Offering Health Insurance to Same-Sex Spouses
Setnor Byer Insurance & Risk
Under the Affordable Care Act, health insurance issuers in the individual and group markets are generally required to guarantee insurance coverage to every employer and individual that applies. Beginning in 2015, this guarantee will extend to same-sex spouses.
On March 14, 2014, the Department of Health & Human Services (HHS) announced that insurance companies offering non-grandfathered health insurance plans can no longer refuse to offer health insurance coverage to same-sex spouses. In taking this position, the HHS relied on federal regulations prohibiting health insurance issuers from employing marketing practices or benefit designs that discriminate on the basis of, among other things, an individual's sexual orientation.

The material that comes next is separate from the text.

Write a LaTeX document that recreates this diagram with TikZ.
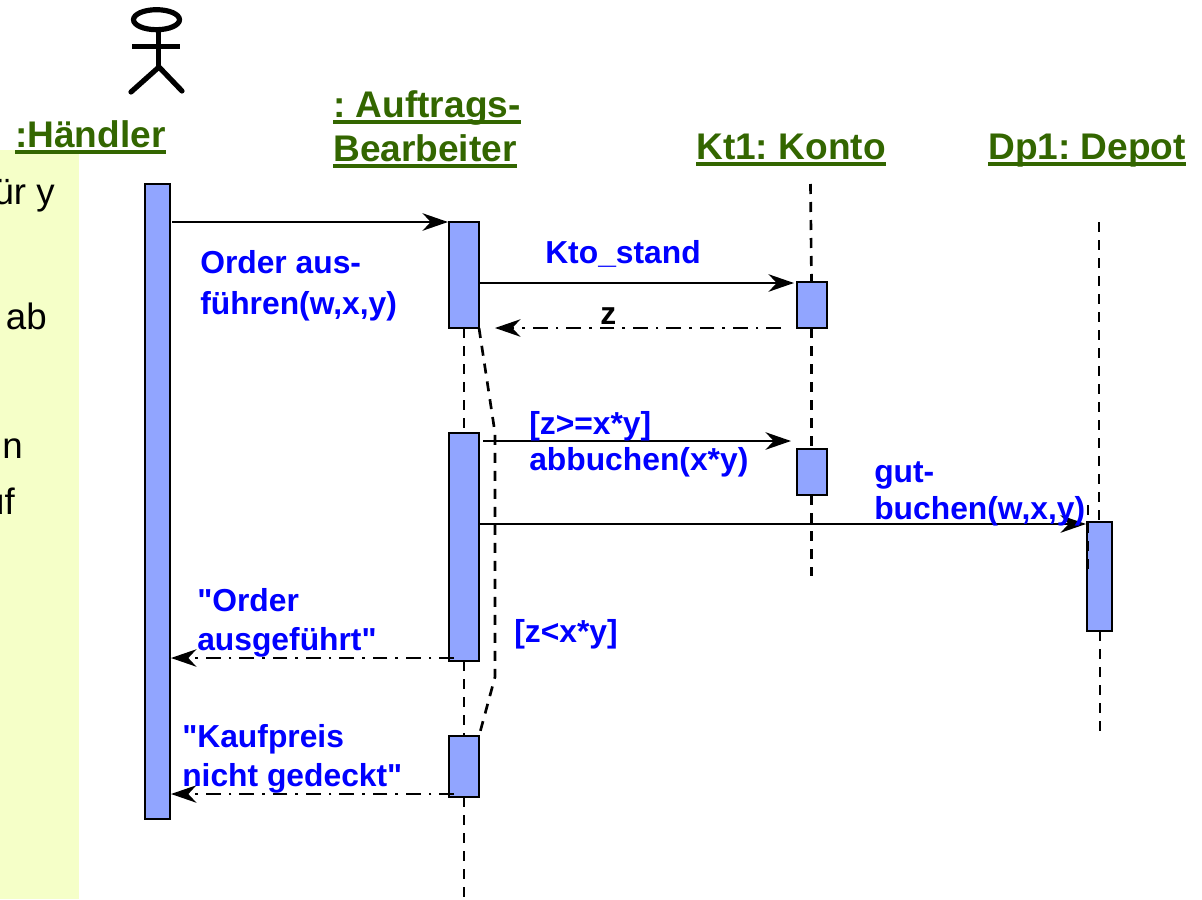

According to HHS, an issuer is considered to employ discriminatory marketing practices or benefit designs if the issuer:
offers health insurance coverage to a spouse in an opposite-sex marriage; and
does not offer the same coverage to a spouse in a same-sex marriage that was validly consummated in a jurisdiction where the law authorizes same-sex marriages.
Importantly, the prohibition against discriminating against same-sex spouses applies regardless of the jurisdiction in which the insurance policy is offered, sold, issued, renewed, in effect, or operated, and regardless of where the policyholder resides. This means that insurance companies must offer coverage to legally married same-sex spouses even if they live in a state that does not allow same-sex marriages.